GPT-4 generates accurate and readable patient education materials aligned with current oncological guidelines: A randomized assessment.
Objective: Guideline-based patient educational materials (PEMs) empower patients and reduce misinformation, but require frequent updates and must be adapted to the readability level of patients. The aim is to assess whether generative artificial intelligence (GenAI) can provide readable, accurate, and up-to-date PEMs that can be subsequently translated into multiple languages for broad dissemination.
Methods: The European Association of Urology (EAU) guidelines for prostate, bladder, kidney, and testicular cancer were used as the knowledge base for GPT-4 to generate PEMs. Additionally, the PEMs were translated into five commonly spoken languages within the European Union (EU). The study was conducted through a single-blinded, online randomized assessment survey. After an initial pilot assessment of the GenAI-generated PEMs, thirty-two members of the Young Academic Urologists (YAU) groups evaluated the accuracy, completeness, and clarity of the original versus GPT-generated PEMs. The translation assessment involved two native speakers from different YAU groups for each language: Dutch, French, German, Italian, and Spanish. The primary outcomes were readability, accuracy, completeness, faithfulness, and clarity. Readability was measured using Flesch Kincaid Reading Ease (FKRE), Flesch Kincaid Grade Level (FKGL), Gunning Fog (GFS) scores and Smog (SI), Coleman Liau (CLI), Automated Readability (ARI) indexes. Accuracy, completeness, faithfulness, and clarity were rated on a 5-item Likert scale.

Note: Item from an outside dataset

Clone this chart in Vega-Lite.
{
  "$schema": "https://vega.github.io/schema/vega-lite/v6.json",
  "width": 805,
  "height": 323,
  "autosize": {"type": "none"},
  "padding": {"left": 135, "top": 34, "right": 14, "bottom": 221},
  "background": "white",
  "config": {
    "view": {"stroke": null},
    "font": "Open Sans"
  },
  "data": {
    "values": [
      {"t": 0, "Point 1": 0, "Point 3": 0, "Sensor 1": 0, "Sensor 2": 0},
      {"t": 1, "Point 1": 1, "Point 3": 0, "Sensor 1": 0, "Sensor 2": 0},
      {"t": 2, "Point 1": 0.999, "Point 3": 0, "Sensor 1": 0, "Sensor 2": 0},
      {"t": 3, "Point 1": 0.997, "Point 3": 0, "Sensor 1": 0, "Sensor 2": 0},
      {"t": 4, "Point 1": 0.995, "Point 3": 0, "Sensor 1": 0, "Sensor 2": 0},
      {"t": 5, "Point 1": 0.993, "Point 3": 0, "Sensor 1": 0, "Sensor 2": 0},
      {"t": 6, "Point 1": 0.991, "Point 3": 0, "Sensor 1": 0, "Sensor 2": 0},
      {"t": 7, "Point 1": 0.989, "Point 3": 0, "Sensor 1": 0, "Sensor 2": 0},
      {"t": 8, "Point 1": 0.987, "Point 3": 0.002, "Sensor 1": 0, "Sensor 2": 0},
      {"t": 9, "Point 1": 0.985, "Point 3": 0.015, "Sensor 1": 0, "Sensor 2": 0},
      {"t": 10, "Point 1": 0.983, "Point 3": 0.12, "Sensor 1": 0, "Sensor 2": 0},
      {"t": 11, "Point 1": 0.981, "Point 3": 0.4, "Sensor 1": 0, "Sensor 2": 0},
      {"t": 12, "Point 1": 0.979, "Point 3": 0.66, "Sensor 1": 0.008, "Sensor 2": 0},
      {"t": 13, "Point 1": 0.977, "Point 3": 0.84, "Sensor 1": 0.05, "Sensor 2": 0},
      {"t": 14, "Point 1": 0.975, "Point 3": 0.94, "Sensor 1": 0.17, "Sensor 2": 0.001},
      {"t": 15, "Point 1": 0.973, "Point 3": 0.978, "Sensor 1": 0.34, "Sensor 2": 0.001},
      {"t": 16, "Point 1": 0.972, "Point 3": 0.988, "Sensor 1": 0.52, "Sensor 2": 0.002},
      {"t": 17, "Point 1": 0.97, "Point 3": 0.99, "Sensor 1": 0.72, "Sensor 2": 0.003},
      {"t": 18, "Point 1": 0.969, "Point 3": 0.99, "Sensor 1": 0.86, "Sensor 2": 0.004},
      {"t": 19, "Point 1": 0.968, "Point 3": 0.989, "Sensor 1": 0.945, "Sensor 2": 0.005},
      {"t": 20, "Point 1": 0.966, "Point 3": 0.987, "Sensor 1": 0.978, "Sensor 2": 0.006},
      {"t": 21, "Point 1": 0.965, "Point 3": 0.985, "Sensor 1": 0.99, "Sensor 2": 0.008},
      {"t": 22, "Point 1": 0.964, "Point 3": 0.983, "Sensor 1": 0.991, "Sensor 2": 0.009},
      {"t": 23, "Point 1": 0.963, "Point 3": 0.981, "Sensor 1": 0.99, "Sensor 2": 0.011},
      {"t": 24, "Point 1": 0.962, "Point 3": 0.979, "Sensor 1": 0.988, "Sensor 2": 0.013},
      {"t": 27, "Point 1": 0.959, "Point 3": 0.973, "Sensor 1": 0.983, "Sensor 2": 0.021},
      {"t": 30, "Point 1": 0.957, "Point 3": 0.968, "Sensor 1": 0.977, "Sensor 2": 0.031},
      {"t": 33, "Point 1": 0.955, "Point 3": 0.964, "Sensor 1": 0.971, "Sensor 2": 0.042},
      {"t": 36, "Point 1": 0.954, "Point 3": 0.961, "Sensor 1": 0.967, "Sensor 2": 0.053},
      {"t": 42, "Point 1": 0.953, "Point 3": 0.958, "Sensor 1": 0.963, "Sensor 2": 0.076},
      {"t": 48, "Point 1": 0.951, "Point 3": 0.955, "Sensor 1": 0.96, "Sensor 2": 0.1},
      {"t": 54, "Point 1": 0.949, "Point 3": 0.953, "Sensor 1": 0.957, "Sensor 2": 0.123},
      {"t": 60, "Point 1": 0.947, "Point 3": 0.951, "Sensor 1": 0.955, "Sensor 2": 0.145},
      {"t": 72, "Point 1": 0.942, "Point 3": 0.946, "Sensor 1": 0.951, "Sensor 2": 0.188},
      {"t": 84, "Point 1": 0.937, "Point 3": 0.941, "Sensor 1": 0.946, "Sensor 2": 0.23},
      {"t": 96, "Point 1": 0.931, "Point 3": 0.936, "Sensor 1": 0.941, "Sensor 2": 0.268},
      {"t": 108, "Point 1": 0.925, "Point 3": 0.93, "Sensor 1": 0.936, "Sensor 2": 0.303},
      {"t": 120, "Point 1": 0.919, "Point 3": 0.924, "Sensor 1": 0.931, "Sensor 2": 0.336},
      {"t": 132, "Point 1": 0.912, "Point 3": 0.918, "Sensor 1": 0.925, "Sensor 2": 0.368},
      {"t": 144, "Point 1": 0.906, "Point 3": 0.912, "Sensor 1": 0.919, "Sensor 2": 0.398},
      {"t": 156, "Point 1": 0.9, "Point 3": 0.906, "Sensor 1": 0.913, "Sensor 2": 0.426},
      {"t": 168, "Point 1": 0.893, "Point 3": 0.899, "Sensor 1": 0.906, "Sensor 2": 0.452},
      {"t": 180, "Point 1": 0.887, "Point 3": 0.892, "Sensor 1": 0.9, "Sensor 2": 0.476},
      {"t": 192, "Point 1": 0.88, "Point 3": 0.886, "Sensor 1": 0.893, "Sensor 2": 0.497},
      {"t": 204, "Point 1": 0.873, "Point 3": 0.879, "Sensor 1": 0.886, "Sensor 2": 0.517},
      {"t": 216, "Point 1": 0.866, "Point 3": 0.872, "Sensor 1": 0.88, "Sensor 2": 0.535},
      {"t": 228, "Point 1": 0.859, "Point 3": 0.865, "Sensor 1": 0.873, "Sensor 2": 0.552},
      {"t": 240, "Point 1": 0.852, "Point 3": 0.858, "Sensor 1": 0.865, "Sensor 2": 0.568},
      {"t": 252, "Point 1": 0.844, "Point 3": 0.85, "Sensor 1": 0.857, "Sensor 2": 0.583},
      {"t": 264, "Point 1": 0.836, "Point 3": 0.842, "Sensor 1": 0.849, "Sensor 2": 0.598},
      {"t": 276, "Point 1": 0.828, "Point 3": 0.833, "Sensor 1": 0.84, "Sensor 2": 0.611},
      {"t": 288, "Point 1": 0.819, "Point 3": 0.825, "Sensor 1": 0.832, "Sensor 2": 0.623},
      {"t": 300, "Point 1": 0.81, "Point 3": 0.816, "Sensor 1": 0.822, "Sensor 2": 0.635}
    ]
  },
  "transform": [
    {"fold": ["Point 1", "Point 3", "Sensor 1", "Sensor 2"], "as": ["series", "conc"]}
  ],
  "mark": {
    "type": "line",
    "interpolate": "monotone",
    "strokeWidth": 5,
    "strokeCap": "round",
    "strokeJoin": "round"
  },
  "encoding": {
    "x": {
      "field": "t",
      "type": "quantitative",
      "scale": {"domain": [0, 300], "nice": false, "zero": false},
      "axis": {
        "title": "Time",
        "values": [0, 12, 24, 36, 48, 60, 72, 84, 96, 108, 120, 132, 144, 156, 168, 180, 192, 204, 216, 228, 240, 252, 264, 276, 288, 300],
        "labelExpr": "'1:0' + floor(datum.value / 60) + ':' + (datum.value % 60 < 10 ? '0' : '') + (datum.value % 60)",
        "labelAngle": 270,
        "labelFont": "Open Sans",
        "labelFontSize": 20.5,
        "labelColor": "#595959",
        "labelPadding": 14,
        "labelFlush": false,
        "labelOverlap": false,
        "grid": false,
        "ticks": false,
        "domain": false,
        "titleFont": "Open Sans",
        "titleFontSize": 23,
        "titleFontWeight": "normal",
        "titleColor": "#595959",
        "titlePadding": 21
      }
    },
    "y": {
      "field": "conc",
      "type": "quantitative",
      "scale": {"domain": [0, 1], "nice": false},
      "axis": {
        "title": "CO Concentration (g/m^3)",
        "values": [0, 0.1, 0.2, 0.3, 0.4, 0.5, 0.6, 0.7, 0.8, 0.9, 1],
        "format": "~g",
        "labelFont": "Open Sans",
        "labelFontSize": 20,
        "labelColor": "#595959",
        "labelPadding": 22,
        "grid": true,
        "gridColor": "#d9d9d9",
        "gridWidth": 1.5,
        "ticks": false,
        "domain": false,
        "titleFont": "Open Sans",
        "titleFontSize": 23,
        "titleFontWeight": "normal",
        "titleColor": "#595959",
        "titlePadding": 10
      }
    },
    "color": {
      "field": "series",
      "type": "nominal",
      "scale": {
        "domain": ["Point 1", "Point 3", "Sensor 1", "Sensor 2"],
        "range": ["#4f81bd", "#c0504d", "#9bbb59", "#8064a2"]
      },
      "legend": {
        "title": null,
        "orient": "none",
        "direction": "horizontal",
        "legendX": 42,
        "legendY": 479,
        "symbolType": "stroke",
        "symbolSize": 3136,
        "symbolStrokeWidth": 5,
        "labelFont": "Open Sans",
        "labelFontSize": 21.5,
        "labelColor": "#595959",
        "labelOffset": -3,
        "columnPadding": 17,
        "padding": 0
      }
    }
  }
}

Results: The mean time to create layperson PEMs based on the latest guideline by GPT-4 was 52.1 seconds. The readability scores for the 8 original PEMs were lower than for the 8 GPT-4-generated PEMs (Mean FKRE: 43.5 vs. 70.8; p < .001). The required reading education levels were higher for original PEMs compared to GPT-4 generated PEMs (Mean FKGL: 11.6 vs. 6.1; p < .001). For all urological localized cancers, the original PEMs were not significantly different from the GPT-4 generated PEMs in accuracy, completeness, and clarity. Similarly, no differences were observed for metastatic cancers. Translations of GPT-generated PEMs were rated as faithful in 77.5% of cases and clear in 67.5% of cases.

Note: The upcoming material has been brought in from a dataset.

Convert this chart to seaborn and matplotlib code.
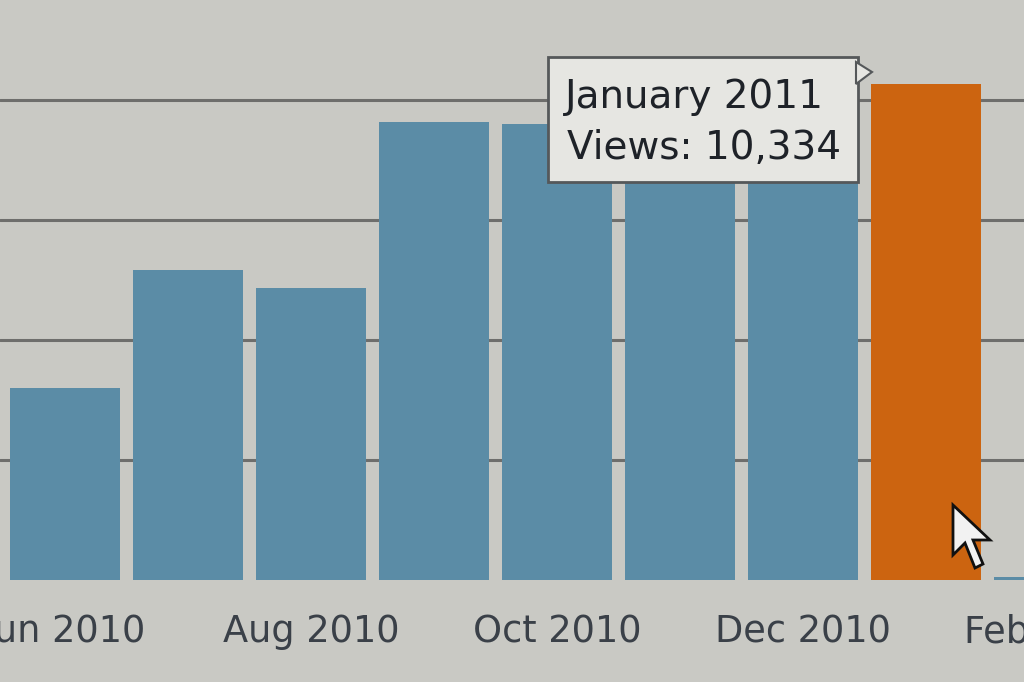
import matplotlib
matplotlib.use("Agg")
import matplotlib.pyplot as plt
from matplotlib.patches import Rectangle, Polygon
import seaborn as sns
import pandas as pd

months = ["Jun 2010", "Jul 2010", "Aug 2010", "Sep 2010", "Oct 2010",
          "Nov 2010", "Dec 2010", "Jan 2011", "Feb 2011"]
views = [4000, 6450, 6080, 9540, 9500, 9400, 9750, 10334, 70]
tick_labels = ["Jun 2010", "", "Aug 2010", "", "Oct 2010", "", "Dec 2010", "", "Feb 2011"]
highlight = "Jan 2011"
tooltip_title = "January 2011"
tooltip_value = "Views: 10,334"
grid_values = [2500, 5000, 7500, 10000]

bg = "#c9c9c4"
blue = "#5b8ca6"
orange = "#cc6410"
label_color = "#3a4048"

sns.set_theme(style="white")
plt.rcParams['font.family'] = ['DejaVu Sans']

df = pd.DataFrame({"month": months, "views": views})
palette = {m: (orange if m == highlight else blue) for m in months}

fig = plt.figure(figsize=(10.24, 6.82), dpi=100, facecolor=bg)
ax = fig.add_axes([0, 102 / 682, 1, 580 / 682])
ax.set_facecolor(bg)

for g in grid_values:
    ax.axhline(g, color="#6e6e6c", lw=2.2, zorder=0)

sns.barplot(data=df, x="month", y="views", hue="month", palette=palette,
            legend=False, width=0.895, saturation=1, linewidth=0, ax=ax, zorder=2)

ax.set_xticks(range(len(months)))
ax.set_xticklabels(["" if i == len(months) - 1 else t for i, t in enumerate(tick_labels)],
                   fontsize=26.5, color=label_color)
ax.tick_params(axis="x", length=0, pad=24)
ax.set_yticks([])
ax.set_xlim(-65 / 123, (1024 - 65) / 123)
ax.set_ylim(0, 580 * 2500 / 120)
ax.set_xlabel("")
ax.set_ylabel("")
for s in ax.spines.values():
    s.set_visible(False)

# last tick label lies beyond the view, draw it unclipped at its category position
ax.annotate(tick_labels[-1], xy=(len(months) - 1, 0), xycoords=("data", "axes fraction"),
            xytext=(0, -24), textcoords="offset points", ha="center", va="top",
            fontsize=26.5, color=label_color, annotation_clip=False)

# tooltip box
W, H = 1024, 682
fig.patches.append(Rectangle((548 / W, 1 - 182 / H), 310 / W, 125 / H,
                             transform=fig.transFigure, facecolor="#e6e6e2",
                             edgecolor="#55585a", lw=2, zorder=5))
fig.patches.append(Polygon([(856 / W, 1 - 62 / H), (872 / W, 1 - 72 / H), (856 / W, 1 - 84 / H)],
                           closed=True, transform=fig.transFigure, facecolor="#e6e6e2",
                           edgecolor="#55585a", lw=1.5, zorder=5))
fig.text(565 / W, 1 - 97 / H, tooltip_title, fontsize=28, color="#1e2228",
         va="center", ha="left", zorder=6)
fig.text(567 / W, 1 - 148 / H, tooltip_value, fontsize=28, color="#1e2228",
         va="center", ha="left", zorder=6)

# mouse cursor
cur = [(953, 505), (953, 555), (965, 543), (975, 568), (983, 564), (973, 540), (990, 540)]
fig.patches.append(Polygon([(x / W, 1 - y / H) for x, y in cur], closed=True,
                           transform=fig.transFigure, facecolor="#f2f2f2",
                           edgecolor="#111111", lw=2, zorder=7))

fig.savefig("out.png", dpi=100, facecolor=bg)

Conclusions: GPT-4 generated PEMs have better readability levels compared to original PEMs while maintaining similar accuracy, completeness, and clarity. The use of GenAI's information extraction and language capabilities, integrated with human oversight, can significantly reduce the workload and ensure up-to-date and accurate PEMs. Results: Some cancer facts made for patients can be hard to read or not in the right words for those with prostate, bladder, kidney, or testicular cancer. This study used AI to quickly make short and easy-to-read content from trusted facts. Doctors checked the AI content and found that they were just as accurate, complete, and clear as the original text made for patients. They also worked well in many languages. This AI tool can assist providers in making it easier for patients to understand their cancer and the best care they can get.